=== EXERCISE OBJECTIVE ===
Only the lines from the one containing "Give me the matplotlib source for this chart." through the one containing "0.998, 0.999, 1, 1]" should be duplicated, exactly as they appear. Pictures are to be left out.

==== TASK INPUT ====

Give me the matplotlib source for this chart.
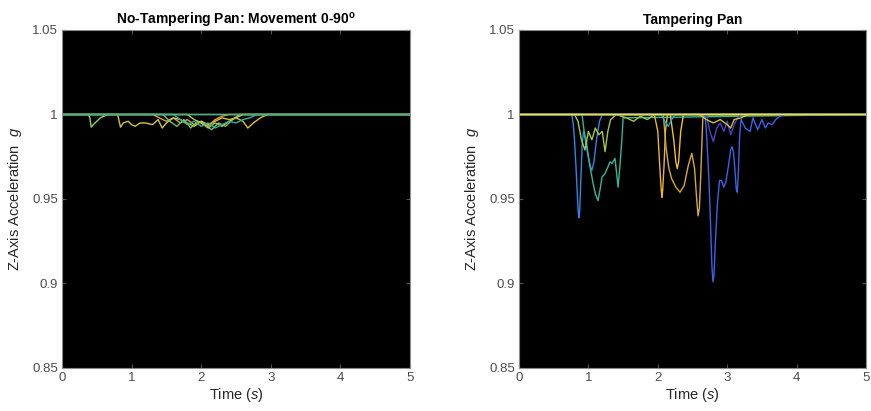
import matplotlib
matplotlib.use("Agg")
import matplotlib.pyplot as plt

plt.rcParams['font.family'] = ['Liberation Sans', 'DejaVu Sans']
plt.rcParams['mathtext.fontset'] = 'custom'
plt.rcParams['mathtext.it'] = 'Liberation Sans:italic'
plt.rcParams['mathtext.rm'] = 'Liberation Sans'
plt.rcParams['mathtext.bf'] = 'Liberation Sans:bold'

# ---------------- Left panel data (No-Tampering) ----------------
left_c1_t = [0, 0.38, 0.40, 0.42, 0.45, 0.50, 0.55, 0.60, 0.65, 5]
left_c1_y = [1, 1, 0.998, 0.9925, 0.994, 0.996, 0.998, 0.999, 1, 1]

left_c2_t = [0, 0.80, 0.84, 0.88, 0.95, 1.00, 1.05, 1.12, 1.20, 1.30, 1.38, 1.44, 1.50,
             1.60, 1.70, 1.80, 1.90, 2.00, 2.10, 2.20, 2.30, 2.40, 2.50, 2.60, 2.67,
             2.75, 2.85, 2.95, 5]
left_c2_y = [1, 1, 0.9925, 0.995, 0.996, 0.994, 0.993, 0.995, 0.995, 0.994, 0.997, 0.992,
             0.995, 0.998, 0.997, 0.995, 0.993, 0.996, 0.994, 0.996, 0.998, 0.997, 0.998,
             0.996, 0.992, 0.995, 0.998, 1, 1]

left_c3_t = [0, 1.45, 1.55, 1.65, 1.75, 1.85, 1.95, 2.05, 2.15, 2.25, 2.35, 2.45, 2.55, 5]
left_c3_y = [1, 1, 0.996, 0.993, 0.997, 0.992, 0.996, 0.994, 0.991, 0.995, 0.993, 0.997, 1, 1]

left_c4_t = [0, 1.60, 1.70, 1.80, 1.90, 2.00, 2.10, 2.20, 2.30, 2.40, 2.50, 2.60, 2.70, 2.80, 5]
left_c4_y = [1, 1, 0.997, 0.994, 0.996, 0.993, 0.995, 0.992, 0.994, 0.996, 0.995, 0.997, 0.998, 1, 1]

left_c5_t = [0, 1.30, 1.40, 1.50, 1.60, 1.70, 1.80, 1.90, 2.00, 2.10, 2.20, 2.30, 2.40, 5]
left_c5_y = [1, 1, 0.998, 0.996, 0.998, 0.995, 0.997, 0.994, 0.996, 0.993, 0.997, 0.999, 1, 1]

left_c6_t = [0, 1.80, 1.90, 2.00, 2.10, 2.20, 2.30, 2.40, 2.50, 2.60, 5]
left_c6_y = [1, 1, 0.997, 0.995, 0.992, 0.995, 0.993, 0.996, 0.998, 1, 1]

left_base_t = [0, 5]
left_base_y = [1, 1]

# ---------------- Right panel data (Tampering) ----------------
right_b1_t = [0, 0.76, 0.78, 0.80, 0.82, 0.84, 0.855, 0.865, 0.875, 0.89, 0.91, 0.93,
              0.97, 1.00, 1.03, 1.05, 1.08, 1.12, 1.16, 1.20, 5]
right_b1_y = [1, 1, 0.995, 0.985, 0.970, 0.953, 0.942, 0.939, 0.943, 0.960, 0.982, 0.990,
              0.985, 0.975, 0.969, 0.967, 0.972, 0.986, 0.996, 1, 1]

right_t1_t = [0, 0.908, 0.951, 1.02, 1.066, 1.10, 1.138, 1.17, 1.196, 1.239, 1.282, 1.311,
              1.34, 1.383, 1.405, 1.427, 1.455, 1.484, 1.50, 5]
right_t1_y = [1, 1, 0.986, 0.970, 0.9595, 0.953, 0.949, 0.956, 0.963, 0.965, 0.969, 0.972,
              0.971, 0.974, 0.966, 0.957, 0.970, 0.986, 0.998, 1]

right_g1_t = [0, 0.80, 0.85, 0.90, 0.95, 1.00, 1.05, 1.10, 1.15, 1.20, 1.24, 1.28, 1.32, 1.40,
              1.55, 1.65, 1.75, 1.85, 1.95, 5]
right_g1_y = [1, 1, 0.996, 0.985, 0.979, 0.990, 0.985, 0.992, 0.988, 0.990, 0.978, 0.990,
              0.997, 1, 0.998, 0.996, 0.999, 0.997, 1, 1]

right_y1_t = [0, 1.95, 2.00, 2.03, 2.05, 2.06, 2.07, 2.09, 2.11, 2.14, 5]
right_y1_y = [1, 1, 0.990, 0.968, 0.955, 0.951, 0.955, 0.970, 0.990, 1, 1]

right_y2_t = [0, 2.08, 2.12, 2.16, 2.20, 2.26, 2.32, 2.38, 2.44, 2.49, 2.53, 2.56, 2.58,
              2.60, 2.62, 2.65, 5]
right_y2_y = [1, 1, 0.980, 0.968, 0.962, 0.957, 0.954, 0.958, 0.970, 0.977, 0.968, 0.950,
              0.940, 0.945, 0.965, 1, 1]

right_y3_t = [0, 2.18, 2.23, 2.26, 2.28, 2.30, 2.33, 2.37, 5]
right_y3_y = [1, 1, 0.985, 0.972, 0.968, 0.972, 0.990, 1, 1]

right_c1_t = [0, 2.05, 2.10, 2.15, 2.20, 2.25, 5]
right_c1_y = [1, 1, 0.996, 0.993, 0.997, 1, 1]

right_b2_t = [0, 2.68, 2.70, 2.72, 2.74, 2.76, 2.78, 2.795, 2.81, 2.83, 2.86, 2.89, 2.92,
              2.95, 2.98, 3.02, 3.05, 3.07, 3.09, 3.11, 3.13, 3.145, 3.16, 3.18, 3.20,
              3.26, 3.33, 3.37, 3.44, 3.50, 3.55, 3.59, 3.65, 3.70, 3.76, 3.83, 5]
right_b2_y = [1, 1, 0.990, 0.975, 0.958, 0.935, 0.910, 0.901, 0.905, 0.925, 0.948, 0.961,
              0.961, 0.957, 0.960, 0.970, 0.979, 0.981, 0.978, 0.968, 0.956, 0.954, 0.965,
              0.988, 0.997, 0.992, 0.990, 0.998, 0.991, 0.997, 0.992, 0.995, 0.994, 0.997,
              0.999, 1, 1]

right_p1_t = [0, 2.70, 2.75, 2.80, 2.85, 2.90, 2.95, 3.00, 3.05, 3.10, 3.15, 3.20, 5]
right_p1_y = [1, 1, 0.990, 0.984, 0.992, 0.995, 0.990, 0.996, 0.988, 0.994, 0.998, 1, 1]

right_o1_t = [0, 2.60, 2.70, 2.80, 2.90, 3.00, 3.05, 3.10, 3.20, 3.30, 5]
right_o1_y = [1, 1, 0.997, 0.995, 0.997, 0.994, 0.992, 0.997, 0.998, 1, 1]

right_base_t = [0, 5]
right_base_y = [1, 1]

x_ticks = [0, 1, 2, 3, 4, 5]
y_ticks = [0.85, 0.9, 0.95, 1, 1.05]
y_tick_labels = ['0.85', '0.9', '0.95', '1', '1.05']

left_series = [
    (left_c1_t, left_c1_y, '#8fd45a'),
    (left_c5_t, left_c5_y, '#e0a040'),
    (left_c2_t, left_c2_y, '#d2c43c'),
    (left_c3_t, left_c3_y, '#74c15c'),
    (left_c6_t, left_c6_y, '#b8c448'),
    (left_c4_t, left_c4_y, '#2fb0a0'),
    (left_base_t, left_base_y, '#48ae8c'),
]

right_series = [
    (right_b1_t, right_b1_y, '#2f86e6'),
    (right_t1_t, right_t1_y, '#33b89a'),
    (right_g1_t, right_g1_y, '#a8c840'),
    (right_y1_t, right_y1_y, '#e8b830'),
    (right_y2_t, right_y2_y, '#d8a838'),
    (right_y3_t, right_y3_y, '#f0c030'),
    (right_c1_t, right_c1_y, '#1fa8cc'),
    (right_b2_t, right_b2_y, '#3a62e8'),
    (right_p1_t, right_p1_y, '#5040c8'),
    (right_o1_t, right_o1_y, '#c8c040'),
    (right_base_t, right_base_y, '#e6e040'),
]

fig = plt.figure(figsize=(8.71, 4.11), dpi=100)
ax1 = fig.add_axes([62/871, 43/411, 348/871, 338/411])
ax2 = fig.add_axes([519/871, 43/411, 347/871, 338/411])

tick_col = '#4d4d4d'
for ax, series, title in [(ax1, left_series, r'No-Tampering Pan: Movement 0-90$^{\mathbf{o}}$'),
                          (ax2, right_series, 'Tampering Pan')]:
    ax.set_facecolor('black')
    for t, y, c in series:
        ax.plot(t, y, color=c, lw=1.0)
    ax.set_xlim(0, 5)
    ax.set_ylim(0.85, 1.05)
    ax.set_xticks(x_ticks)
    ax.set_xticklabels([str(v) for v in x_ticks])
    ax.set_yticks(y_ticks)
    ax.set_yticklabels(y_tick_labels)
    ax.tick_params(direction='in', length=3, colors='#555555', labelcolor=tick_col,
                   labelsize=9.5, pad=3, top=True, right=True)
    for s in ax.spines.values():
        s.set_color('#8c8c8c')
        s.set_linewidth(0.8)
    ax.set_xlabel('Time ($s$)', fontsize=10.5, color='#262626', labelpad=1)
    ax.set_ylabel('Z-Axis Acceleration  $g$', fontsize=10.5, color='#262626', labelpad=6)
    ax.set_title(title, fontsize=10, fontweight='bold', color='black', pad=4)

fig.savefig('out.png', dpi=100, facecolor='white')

====
==== TASK INPUT ====

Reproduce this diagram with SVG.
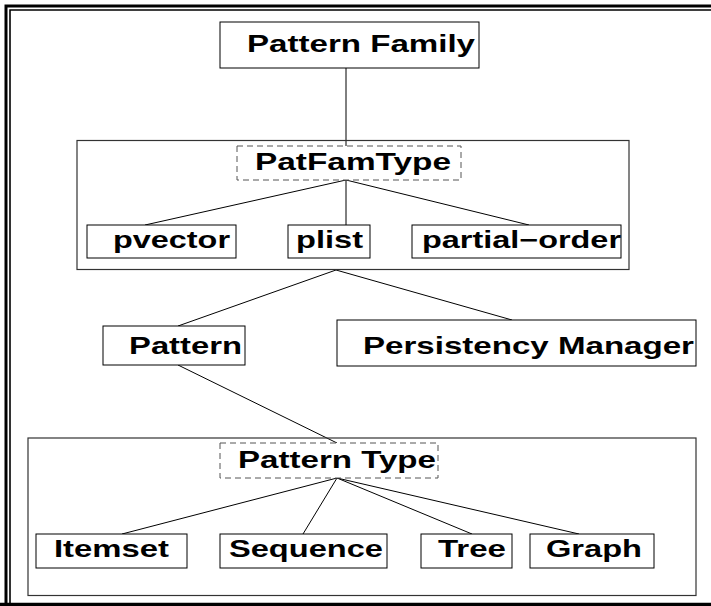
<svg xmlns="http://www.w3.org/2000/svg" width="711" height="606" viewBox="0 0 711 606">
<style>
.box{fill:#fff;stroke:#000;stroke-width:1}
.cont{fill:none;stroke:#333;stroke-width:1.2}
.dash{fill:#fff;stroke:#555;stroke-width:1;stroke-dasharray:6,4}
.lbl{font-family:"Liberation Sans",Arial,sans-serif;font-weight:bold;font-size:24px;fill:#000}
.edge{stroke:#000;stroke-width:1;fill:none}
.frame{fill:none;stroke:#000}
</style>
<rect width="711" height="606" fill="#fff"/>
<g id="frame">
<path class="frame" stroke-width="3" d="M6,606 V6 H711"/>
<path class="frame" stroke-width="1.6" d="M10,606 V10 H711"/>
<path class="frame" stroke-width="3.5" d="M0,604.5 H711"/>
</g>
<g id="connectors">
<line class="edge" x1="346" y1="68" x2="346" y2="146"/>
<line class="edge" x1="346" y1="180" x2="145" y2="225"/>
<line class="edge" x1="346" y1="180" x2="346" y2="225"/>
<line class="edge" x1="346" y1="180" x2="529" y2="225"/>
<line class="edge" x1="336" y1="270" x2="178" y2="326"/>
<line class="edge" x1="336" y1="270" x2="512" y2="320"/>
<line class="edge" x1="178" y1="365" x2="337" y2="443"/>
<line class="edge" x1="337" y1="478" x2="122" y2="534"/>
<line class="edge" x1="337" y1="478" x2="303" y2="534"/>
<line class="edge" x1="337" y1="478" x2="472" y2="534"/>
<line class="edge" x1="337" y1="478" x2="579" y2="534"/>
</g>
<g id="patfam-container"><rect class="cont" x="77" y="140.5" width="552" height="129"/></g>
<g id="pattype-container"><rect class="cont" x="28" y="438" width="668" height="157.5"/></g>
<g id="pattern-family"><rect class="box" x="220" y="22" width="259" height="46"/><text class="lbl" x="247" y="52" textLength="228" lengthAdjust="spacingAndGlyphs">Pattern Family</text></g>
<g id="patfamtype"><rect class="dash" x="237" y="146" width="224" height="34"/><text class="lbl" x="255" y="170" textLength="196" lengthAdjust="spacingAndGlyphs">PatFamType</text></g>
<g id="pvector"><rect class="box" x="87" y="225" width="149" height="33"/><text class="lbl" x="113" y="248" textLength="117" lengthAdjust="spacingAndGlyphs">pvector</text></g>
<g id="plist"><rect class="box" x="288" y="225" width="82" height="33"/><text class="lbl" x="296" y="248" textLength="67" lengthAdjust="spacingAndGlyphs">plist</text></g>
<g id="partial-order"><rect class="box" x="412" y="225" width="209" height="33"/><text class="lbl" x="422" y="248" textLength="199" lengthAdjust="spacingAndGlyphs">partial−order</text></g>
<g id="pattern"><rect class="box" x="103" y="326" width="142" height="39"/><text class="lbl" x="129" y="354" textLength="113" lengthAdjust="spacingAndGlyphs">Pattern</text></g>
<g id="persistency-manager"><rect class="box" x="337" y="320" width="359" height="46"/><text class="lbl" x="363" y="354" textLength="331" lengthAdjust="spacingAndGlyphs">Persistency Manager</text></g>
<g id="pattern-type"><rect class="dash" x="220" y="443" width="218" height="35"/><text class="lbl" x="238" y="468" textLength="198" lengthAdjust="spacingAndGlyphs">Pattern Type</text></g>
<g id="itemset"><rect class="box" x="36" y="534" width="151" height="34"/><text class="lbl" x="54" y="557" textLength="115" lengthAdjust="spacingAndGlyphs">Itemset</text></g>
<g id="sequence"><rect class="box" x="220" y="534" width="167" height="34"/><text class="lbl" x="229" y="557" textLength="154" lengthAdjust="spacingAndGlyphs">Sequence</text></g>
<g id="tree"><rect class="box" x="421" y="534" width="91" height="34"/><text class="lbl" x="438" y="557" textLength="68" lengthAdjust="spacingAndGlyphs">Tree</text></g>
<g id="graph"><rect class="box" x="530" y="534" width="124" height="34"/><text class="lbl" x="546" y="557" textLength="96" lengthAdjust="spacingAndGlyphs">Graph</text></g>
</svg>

====

=== COMPLETED EXERCISE ===
Give me the matplotlib source for this chart.
import matplotlib
matplotlib.use("Agg")
import matplotlib.pyplot as plt

plt.rcParams['font.family'] = ['Liberation Sans', 'DejaVu Sans']
plt.rcParams['mathtext.fontset'] = 'custom'
plt.rcParams['mathtext.it'] = 'Liberation Sans:italic'
plt.rcParams['mathtext.rm'] = 'Liberation Sans'
plt.rcParams['mathtext.bf'] = 'Liberation Sans:bold'

# ---------------- Left panel data (No-Tampering) ----------------
left_c1_t = [0, 0.38, 0.40, 0.42, 0.45, 0.50, 0.55, 0.60, 0.65, 5]
left_c1_y = [1, 1, 0.998, 0.9925, 0.994, 0.996, 0.998, 0.999, 1, 1]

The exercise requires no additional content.